New York: Researchers have discovered that a compound found commonly in grape skins and red wine affects the immune systems of dogs in different ways.
The researchers believe that the findings could eventually lead to the use of the red wine compound, resveratrol, in treatments of cancer and other diseases in dogs and humans.
"This study makes it clear that resveratrol does cause the immune systems of dogs to change," said Sandra Axiak-Bechtel, assistant professor in oncology at University of Missouri College of Veterinary Medicine in the US.
"We found that resveratrol simultaneously causes dogs` immune systems to increase and decrease in different ways," Axiak-Bechtel noted.
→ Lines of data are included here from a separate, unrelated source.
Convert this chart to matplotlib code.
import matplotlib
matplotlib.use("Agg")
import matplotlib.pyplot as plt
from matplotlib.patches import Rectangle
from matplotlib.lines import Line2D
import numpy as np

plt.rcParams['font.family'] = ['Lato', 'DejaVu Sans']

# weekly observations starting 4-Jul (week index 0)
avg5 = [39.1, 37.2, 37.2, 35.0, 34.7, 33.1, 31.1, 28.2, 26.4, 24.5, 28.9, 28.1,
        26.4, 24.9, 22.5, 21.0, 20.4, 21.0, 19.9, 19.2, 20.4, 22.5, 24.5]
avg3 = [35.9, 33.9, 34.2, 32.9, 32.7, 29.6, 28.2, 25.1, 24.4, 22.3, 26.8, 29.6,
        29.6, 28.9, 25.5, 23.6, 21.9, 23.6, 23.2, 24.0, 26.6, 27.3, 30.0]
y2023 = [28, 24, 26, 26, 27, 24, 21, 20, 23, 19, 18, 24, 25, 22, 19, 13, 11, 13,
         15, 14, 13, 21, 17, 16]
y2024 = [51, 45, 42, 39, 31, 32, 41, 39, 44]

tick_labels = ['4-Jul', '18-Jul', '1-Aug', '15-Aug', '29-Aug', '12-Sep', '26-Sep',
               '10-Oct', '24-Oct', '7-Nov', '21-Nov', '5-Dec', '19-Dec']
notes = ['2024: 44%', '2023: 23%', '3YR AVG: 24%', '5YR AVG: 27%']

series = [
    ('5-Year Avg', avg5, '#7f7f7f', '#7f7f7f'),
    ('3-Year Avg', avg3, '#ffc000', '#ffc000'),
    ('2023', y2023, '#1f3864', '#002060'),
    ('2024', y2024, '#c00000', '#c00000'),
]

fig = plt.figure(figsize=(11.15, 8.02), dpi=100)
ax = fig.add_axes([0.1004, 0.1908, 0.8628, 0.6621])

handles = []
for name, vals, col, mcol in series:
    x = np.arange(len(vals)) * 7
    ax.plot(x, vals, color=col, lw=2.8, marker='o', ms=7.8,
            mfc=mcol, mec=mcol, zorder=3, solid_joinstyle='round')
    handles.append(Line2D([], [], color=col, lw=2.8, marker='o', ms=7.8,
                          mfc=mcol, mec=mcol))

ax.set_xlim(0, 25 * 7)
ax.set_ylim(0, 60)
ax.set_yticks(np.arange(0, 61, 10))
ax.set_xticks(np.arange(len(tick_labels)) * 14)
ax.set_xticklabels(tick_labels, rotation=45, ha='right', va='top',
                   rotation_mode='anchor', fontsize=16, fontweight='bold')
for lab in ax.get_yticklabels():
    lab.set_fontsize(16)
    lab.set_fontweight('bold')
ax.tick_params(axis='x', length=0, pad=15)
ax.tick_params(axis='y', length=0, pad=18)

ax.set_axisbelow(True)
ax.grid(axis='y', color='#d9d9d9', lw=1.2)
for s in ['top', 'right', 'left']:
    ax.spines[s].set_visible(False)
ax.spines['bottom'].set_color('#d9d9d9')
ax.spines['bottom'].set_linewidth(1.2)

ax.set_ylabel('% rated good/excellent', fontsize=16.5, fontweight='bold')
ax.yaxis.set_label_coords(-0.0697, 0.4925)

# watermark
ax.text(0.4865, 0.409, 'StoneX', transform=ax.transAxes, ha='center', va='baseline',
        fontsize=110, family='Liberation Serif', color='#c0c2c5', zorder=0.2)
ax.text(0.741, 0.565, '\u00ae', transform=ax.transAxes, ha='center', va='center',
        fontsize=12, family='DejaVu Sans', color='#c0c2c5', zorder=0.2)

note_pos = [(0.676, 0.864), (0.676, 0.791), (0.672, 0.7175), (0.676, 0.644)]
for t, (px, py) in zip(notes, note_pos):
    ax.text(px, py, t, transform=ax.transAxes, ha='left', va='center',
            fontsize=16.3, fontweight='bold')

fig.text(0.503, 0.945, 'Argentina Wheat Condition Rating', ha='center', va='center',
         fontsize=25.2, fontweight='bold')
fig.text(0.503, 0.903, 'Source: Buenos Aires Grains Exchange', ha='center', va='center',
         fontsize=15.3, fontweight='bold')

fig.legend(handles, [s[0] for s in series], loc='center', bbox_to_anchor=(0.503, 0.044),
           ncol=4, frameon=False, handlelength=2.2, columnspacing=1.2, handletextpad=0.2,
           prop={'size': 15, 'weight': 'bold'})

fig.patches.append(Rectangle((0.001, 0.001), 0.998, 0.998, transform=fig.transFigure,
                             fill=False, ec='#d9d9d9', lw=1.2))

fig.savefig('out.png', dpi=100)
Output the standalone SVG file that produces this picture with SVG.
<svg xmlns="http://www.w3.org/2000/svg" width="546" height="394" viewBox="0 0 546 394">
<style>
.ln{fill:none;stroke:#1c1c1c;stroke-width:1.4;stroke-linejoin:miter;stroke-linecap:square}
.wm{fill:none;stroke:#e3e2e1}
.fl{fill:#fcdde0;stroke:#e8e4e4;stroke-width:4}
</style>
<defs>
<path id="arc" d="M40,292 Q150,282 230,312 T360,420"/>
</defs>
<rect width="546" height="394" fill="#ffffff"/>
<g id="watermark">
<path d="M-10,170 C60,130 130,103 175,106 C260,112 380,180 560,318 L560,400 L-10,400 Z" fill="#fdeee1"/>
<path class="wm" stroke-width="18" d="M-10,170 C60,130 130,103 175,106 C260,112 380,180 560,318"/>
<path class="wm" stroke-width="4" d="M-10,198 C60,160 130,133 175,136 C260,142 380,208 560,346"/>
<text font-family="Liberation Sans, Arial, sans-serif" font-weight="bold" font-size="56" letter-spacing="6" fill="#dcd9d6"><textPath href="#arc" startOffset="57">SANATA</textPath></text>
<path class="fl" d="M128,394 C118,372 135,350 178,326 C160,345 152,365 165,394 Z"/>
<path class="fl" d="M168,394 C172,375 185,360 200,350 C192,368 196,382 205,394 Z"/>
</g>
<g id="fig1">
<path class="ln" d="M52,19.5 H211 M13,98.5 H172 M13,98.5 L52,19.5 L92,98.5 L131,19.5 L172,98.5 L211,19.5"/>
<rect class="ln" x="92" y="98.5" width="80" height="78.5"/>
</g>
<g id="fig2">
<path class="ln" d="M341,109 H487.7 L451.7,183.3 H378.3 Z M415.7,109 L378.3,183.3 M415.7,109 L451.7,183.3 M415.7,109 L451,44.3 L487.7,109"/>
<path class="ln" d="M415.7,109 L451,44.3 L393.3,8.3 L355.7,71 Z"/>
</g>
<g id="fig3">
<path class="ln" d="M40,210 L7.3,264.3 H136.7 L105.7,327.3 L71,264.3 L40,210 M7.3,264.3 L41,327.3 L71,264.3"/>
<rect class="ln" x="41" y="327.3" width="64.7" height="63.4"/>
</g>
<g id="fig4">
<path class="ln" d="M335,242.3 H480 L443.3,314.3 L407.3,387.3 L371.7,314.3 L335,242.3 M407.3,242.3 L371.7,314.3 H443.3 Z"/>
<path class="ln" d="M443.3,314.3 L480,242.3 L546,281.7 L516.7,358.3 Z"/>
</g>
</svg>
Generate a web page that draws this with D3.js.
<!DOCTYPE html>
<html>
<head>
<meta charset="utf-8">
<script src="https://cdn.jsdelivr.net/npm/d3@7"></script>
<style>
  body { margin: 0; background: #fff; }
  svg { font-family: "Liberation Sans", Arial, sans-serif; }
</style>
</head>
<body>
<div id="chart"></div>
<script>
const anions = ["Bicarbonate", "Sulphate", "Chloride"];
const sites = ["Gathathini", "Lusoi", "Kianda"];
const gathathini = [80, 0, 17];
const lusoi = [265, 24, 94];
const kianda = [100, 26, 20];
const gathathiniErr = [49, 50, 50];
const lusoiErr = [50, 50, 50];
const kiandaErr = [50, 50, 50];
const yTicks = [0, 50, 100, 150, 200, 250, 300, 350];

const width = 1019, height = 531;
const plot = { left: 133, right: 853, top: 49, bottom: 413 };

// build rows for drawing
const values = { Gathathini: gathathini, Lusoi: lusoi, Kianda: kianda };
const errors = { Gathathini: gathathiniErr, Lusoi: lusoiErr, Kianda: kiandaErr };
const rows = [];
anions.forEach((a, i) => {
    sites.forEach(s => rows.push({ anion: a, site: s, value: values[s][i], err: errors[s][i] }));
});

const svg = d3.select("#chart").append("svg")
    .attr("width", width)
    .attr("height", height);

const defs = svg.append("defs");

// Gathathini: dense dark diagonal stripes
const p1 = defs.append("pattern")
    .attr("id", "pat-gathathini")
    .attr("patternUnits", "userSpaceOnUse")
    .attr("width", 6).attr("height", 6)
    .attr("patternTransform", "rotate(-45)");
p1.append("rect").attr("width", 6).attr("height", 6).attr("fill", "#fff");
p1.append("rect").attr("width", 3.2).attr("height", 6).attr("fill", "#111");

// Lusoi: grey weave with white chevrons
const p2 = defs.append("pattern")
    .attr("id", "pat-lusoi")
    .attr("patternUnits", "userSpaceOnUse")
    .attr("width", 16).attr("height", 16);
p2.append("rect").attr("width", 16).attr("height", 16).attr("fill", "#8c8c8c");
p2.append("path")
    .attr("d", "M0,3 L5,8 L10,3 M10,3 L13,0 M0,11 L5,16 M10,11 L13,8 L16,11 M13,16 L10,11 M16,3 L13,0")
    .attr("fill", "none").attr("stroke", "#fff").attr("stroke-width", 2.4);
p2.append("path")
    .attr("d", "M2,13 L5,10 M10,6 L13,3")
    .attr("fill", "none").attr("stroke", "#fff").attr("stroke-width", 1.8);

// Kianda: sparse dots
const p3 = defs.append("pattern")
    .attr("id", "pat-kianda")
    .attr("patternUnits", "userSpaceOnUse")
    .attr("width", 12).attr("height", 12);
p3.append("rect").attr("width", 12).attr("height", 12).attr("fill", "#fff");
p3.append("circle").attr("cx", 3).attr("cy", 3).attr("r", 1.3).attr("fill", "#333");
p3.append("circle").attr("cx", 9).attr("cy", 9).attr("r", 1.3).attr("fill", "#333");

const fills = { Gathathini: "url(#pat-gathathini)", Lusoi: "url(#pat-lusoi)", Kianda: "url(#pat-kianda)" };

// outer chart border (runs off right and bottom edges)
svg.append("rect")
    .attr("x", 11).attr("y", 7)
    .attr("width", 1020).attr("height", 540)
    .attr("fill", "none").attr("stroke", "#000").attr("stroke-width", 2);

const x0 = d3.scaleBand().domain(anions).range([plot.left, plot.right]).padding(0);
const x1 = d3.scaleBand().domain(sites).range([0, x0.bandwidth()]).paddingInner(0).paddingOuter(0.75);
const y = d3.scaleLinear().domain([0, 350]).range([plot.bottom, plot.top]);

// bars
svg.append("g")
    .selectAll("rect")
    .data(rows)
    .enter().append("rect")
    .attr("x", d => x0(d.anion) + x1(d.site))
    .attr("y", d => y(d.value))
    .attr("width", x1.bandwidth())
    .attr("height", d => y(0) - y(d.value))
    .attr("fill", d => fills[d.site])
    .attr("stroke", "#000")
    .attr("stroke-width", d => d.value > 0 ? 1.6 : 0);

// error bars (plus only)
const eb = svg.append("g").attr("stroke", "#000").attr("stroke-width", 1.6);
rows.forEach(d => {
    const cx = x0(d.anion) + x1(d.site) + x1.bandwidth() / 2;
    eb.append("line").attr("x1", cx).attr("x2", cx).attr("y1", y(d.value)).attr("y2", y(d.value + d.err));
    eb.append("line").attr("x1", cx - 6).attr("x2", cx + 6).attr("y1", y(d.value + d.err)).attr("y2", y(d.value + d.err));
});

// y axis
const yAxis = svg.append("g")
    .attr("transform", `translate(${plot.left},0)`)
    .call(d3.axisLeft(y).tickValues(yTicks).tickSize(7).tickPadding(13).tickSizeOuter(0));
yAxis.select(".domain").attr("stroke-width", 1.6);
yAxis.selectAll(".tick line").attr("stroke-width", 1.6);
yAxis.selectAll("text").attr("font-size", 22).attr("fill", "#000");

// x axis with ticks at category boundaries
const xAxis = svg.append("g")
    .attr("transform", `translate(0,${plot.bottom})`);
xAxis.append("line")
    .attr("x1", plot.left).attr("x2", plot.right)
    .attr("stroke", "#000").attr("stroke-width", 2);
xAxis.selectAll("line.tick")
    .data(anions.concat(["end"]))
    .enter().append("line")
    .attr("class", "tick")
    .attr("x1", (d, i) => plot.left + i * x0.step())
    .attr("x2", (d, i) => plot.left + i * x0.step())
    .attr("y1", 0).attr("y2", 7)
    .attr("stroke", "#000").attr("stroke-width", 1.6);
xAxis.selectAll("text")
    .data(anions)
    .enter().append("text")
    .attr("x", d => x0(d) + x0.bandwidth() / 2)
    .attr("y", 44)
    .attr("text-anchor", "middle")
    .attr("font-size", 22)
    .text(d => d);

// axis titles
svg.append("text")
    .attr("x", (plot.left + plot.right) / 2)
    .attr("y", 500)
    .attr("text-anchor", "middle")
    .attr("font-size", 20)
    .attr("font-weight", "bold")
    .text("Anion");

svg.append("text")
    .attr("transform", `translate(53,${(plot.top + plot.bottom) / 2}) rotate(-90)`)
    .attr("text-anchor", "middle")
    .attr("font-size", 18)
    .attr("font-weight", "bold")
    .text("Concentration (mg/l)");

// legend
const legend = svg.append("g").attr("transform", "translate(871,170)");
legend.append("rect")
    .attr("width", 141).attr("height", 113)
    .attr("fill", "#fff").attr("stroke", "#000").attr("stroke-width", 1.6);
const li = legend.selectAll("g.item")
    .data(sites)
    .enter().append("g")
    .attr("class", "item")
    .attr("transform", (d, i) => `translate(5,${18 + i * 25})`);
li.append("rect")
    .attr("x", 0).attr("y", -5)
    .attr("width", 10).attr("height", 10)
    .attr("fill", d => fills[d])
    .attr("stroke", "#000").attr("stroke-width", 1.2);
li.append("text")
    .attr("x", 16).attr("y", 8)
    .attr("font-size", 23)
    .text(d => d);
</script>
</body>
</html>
"If we can better understand why resveratrol makes these changes and learn to control them, the chemical may have valuable uses in treatments of cancer and other diseases in dogs and humans," she explained.
For their study, Axiak-Bechtel, and colleagues added resveratrol to canine blood and measured innate immune system function.
They found that resveratrol caused the stimulated white blood cells to release more pro-inflammatory and fewer anti-inflammatory cytokines, which are signals cells use to communicate with each other during infection and inflammation.
These cytokines point to a stimulated immune system. However, the researchers also observed a decrease in the ability of neutrophils, which are immune cells that help fight diseases, to kill bacteria.
This points to decreased immune system strength, Axiak-Bechtel said.
"Seeing a decrease in neutrophil function typically means an immune system is losing the ability to kill invaders like bacteria," Axiak-Bechtel noted.
"It is clear that resveratrol is having a distinct effect on how the immune system reacts, but we still do not fully understand how this reaction can be best used to fight disease," Axiak-Bechtel said.
"Once we have a better understanding of this process, resveratrol could be a valuable supplementary treatment in fighting diseases like cancer," she pointed out.
This study was published in the journal Veterinary Immunology and Immunopathology.